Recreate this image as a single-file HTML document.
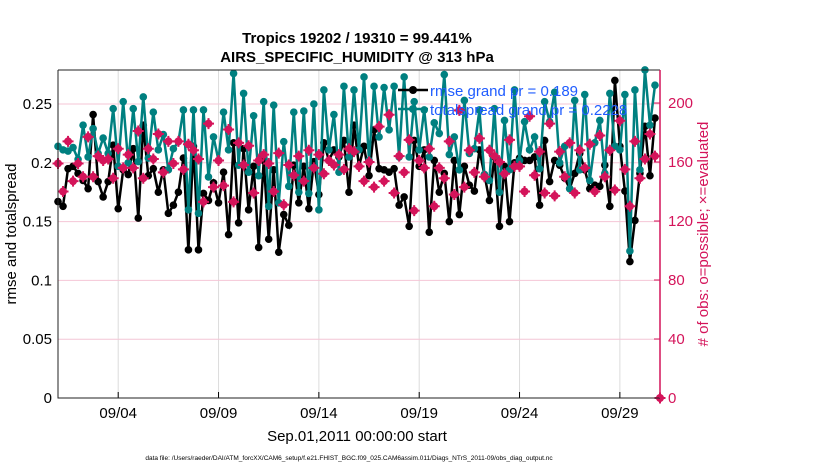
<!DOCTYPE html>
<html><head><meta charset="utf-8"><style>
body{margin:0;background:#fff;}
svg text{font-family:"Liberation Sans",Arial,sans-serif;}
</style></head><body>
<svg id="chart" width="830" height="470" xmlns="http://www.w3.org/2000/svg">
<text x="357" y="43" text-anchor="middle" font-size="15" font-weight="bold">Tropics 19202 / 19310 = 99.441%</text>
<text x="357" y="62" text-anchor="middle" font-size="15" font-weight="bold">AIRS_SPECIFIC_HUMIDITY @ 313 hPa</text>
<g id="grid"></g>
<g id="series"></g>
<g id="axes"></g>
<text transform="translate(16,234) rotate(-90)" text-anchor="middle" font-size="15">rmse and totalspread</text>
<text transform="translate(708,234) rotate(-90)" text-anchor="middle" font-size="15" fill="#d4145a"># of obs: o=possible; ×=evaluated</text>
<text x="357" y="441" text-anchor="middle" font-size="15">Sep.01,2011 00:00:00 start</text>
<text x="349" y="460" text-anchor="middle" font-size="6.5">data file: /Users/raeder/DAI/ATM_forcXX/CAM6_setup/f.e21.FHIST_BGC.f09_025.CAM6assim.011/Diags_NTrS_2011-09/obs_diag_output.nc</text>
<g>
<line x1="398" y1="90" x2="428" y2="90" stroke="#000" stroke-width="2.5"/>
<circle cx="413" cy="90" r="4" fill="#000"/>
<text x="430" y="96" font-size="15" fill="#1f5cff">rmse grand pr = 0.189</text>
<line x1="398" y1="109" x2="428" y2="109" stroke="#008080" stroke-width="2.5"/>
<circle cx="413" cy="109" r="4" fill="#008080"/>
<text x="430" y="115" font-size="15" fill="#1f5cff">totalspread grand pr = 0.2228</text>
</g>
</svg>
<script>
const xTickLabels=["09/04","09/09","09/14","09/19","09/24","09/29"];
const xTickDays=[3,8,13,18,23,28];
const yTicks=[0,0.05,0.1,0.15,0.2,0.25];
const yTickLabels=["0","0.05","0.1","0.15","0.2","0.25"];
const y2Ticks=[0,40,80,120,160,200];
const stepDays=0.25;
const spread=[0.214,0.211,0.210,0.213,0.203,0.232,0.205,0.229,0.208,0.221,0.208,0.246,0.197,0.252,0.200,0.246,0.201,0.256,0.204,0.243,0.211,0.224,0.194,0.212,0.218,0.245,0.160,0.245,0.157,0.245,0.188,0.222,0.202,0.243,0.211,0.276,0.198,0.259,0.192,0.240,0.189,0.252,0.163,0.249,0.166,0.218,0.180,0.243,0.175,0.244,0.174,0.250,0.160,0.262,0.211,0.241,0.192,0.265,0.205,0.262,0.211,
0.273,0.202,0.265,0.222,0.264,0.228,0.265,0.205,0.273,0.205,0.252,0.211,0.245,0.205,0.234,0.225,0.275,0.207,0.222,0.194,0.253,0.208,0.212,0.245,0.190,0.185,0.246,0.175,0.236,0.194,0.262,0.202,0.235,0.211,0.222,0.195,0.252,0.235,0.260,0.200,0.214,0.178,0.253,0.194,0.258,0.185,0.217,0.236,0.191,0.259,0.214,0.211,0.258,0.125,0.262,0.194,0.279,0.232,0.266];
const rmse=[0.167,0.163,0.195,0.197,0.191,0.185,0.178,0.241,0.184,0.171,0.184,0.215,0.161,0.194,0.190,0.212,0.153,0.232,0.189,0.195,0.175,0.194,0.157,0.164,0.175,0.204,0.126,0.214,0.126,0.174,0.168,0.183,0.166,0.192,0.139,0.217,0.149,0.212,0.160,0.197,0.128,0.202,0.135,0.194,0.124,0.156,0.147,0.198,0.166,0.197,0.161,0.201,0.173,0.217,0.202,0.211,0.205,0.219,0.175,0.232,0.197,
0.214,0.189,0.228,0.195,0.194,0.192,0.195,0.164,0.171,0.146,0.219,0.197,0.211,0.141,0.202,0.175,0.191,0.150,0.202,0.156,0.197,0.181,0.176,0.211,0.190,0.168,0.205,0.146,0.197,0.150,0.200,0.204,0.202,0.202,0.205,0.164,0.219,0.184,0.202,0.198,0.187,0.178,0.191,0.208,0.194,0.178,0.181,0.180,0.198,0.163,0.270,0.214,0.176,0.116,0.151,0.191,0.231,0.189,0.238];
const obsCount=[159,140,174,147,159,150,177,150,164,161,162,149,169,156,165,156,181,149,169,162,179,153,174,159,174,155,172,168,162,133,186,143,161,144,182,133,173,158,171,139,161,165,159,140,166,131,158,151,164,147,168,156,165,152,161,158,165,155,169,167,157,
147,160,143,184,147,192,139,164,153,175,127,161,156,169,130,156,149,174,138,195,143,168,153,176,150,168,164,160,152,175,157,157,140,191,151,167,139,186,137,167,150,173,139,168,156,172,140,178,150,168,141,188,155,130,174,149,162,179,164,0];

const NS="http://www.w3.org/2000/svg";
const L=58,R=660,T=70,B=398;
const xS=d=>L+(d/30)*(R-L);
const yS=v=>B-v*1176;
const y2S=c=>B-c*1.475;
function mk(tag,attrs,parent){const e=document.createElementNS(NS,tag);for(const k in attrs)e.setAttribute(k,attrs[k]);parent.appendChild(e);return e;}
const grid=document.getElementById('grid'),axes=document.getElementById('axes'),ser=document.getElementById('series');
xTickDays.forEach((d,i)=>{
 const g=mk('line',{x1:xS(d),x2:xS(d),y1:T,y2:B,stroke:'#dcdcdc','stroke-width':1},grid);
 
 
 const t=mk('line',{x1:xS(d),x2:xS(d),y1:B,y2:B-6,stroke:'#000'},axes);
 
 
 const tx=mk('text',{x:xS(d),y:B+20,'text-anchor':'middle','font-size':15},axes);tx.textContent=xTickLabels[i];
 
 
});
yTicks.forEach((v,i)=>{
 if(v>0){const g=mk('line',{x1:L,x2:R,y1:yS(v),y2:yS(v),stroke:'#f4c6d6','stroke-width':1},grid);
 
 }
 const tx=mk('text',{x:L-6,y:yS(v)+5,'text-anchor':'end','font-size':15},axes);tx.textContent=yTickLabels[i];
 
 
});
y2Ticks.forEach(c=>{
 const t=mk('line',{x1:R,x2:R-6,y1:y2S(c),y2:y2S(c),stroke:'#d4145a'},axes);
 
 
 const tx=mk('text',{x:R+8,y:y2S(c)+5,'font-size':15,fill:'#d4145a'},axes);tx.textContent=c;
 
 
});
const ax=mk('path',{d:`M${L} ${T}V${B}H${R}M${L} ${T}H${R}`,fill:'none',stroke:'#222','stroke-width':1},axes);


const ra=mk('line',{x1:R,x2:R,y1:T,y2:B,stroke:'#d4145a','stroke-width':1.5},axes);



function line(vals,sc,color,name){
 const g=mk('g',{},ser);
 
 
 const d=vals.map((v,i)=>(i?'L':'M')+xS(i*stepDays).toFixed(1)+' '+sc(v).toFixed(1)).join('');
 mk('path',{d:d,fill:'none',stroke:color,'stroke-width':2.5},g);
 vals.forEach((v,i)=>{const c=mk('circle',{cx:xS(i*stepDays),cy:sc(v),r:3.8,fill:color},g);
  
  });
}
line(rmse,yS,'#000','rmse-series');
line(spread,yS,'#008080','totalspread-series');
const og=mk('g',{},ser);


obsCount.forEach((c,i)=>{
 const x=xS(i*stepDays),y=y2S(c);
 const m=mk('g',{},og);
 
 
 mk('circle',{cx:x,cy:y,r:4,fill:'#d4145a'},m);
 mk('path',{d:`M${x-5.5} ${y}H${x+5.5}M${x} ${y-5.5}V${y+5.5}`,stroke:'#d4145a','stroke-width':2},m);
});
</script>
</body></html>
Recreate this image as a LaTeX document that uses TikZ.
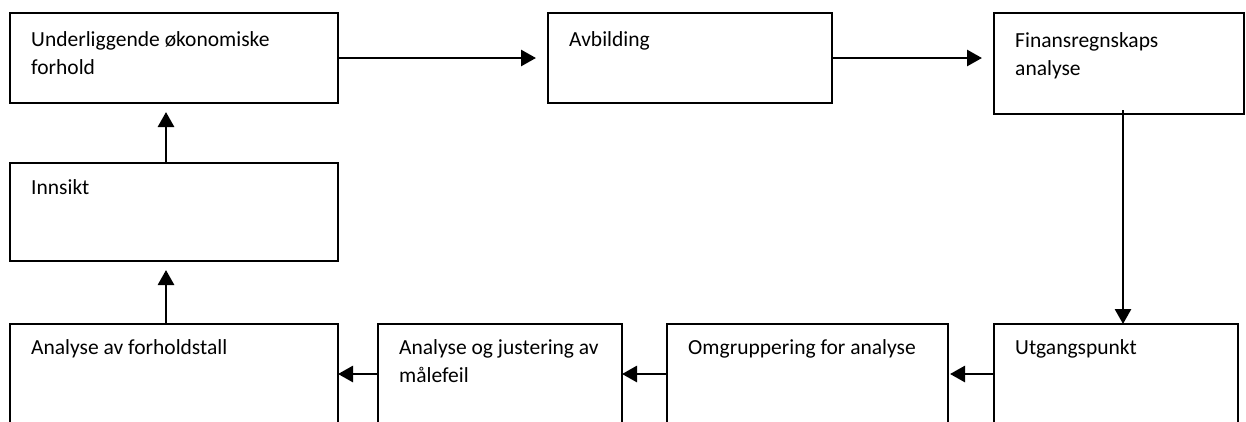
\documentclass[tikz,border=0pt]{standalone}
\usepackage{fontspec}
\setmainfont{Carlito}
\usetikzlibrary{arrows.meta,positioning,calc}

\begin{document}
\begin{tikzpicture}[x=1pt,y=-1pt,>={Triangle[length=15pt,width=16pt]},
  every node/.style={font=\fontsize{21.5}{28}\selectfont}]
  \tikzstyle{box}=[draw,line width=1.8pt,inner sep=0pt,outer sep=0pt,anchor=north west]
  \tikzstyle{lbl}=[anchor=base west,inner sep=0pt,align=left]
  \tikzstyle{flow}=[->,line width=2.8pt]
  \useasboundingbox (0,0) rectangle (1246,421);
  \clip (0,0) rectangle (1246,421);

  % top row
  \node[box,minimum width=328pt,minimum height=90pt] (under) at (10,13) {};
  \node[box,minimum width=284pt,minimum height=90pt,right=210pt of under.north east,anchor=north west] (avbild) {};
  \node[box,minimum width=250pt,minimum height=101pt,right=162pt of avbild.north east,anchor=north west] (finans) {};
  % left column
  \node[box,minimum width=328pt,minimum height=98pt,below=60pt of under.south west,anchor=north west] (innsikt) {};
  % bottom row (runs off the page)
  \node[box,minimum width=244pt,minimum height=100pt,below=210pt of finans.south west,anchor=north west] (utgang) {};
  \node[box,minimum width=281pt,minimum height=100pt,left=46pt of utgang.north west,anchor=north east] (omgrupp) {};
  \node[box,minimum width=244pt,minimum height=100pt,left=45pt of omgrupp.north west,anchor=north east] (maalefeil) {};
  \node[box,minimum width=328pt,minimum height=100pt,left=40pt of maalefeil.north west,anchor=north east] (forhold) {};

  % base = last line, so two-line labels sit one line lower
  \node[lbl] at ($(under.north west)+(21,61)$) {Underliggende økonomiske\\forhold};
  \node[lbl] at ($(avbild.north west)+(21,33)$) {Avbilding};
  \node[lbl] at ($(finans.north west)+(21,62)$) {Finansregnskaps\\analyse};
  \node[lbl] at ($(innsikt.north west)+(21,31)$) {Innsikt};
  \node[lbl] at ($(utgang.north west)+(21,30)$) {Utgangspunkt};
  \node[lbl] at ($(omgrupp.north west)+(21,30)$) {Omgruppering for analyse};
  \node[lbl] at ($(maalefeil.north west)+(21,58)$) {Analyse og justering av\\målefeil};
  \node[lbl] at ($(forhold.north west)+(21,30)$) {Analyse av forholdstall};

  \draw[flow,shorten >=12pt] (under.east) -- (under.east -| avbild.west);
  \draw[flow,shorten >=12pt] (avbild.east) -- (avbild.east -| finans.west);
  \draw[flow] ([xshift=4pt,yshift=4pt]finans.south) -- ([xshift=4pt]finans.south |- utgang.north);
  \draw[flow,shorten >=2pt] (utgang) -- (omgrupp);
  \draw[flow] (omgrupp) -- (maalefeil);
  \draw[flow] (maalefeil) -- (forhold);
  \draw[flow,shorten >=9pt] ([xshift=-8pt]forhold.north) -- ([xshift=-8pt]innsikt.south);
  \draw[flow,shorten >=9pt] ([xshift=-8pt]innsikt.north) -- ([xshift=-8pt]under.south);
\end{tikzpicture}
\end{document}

▸ **Instructions for the task**
Scan the entries above. Copy each line that has the string "Recreate".

▸ **Completed exercise**
Recreate this image as a single-file HTML document.
Recreate this image as a LaTeX document that uses TikZ.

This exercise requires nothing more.